What you should do: Give back only the lines from the one that contains "Write the React, TypeScript" through the one that contains "const COLORS = ['#953b39', '#b84b49', '#cb7c7a', '#dfb5b5']", word for word and without images.

Input records:
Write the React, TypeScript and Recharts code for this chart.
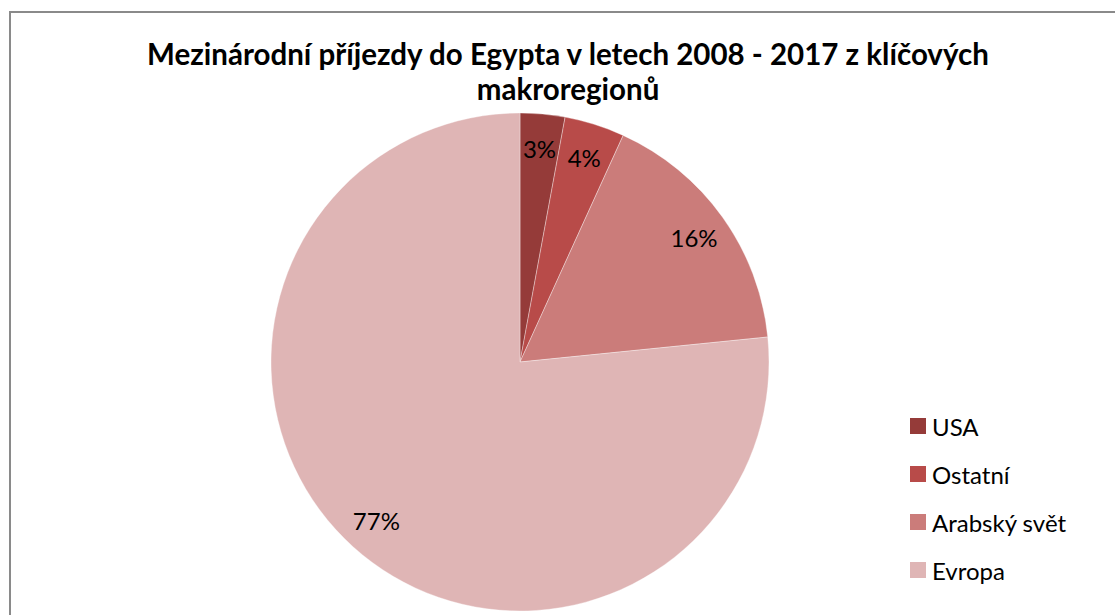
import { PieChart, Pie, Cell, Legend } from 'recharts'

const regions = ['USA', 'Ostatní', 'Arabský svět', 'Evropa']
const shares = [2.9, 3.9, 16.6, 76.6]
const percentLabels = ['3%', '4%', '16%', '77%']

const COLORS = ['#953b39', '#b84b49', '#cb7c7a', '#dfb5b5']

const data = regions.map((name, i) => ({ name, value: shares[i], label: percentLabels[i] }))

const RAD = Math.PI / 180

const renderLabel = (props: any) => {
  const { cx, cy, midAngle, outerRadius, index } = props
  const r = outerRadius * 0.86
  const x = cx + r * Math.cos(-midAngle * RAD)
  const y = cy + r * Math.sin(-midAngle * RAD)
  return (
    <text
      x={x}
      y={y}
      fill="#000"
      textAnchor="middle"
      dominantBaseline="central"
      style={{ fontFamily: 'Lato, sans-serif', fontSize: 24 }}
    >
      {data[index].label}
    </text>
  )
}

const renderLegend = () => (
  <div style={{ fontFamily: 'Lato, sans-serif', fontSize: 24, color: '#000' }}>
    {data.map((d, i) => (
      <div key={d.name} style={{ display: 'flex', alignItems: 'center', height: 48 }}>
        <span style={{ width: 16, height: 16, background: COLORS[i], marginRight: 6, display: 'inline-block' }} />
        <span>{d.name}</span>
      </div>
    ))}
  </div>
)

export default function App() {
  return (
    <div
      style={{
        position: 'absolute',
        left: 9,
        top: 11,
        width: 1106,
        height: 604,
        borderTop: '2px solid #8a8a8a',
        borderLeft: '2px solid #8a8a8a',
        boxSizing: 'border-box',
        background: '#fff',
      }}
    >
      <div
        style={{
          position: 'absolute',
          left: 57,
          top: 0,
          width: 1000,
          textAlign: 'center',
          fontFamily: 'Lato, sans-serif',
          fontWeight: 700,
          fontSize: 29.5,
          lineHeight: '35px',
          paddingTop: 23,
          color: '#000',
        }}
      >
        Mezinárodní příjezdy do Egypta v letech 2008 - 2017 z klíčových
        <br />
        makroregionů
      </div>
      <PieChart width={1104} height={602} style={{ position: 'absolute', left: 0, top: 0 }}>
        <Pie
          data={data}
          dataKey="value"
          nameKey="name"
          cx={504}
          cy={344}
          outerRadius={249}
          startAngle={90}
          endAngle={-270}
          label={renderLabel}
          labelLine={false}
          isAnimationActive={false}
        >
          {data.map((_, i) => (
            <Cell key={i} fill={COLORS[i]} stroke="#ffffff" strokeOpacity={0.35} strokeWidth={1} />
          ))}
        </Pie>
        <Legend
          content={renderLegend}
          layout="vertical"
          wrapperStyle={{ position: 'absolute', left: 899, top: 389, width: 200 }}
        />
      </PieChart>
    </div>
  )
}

--

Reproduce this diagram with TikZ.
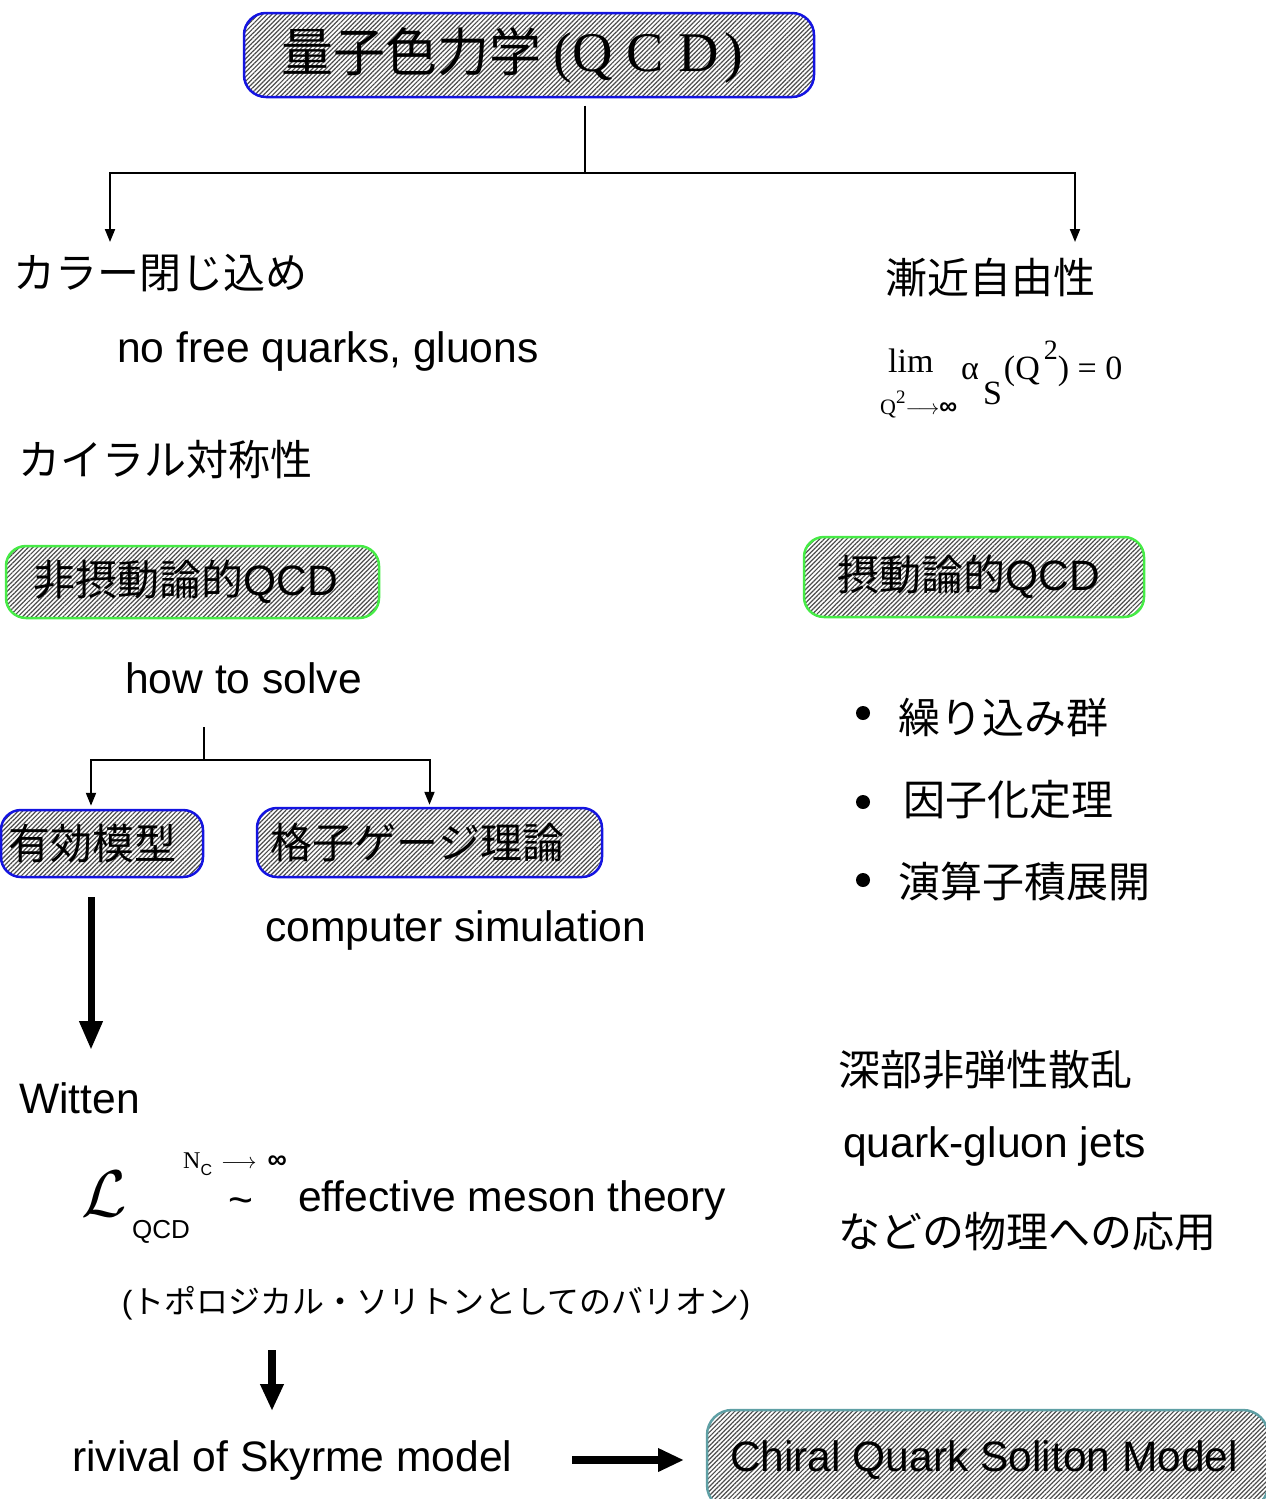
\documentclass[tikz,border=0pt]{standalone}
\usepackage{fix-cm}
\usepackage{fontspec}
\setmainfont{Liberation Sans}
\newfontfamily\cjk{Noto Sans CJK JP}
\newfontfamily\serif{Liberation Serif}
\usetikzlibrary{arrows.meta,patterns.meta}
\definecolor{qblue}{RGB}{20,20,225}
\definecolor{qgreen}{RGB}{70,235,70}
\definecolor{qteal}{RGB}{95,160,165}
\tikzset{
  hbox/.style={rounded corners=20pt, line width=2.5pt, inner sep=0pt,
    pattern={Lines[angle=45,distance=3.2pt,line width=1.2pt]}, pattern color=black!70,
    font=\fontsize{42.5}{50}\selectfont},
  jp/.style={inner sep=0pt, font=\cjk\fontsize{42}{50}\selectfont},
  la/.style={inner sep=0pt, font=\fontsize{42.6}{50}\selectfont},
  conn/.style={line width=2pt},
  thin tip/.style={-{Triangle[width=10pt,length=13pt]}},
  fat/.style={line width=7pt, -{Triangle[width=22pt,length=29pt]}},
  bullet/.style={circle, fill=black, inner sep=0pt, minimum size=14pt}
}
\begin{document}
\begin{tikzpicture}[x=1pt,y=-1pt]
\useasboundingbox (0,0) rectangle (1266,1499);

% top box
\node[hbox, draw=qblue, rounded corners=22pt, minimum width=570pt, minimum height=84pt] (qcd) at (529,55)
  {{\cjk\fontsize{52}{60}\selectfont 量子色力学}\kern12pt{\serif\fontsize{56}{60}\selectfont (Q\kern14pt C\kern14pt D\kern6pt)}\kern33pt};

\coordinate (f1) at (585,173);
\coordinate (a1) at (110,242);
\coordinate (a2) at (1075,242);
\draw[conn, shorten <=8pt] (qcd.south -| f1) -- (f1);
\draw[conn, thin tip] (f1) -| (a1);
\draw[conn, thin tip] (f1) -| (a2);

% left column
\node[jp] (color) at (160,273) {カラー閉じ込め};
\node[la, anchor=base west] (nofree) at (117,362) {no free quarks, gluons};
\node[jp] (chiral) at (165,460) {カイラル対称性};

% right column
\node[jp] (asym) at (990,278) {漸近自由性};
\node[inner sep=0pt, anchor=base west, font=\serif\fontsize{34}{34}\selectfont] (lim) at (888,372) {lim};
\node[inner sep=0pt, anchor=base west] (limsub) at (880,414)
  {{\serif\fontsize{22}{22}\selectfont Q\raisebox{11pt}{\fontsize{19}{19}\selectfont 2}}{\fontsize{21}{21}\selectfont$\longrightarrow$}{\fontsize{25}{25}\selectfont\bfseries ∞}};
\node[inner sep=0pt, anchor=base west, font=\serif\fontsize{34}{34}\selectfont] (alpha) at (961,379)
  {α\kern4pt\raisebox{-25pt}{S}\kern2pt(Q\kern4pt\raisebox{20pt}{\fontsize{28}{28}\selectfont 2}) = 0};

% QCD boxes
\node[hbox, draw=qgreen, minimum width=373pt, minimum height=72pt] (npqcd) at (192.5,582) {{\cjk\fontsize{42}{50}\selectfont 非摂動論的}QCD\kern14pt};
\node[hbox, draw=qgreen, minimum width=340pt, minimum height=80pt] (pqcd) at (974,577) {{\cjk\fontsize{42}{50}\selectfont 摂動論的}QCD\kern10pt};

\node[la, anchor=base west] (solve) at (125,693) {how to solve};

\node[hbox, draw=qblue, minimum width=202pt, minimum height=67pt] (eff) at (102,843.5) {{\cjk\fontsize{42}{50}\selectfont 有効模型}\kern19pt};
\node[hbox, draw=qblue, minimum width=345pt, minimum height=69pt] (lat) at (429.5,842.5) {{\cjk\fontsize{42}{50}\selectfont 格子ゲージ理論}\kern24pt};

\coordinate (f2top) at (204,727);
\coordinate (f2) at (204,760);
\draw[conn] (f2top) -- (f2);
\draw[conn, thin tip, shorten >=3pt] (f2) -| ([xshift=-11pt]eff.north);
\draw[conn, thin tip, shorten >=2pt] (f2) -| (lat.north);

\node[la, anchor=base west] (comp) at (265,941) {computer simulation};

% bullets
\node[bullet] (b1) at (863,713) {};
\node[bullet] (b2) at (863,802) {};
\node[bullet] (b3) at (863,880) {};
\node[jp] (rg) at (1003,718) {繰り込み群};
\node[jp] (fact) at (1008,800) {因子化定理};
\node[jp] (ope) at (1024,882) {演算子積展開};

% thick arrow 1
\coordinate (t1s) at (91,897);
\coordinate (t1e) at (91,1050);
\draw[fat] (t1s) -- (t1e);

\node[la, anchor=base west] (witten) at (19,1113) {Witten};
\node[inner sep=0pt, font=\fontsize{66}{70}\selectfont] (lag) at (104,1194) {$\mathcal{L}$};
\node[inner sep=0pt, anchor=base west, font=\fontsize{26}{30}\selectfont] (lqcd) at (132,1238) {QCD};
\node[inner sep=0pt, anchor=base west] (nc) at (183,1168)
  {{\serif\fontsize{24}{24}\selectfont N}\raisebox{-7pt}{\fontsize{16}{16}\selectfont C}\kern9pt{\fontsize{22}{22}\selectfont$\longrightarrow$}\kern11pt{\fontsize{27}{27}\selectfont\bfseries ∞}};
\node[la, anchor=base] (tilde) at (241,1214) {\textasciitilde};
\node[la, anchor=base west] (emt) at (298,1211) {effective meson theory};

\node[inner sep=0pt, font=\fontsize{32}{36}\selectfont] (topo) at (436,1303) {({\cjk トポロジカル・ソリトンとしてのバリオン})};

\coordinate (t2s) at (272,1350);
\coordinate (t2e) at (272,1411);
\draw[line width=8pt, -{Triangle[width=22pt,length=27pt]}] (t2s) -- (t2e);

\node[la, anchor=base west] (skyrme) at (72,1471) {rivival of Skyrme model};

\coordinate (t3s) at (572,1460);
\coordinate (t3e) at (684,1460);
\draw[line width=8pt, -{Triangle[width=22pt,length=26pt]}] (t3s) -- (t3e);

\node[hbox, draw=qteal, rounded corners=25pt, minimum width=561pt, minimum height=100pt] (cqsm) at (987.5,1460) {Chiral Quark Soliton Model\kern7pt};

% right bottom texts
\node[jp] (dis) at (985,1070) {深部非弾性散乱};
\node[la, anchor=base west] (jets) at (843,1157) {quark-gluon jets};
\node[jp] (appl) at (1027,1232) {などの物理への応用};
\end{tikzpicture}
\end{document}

The solution:
Write the React, TypeScript and Recharts code for this chart.
import { PieChart, Pie, Cell, Legend } from 'recharts'

const regions = ['USA', 'Ostatní', 'Arabský svět', 'Evropa']
const shares = [2.9, 3.9, 16.6, 76.6]
const percentLabels = ['3%', '4%', '16%', '77%']

const COLORS = ['#953b39', '#b84b49', '#cb7c7a', '#dfb5b5']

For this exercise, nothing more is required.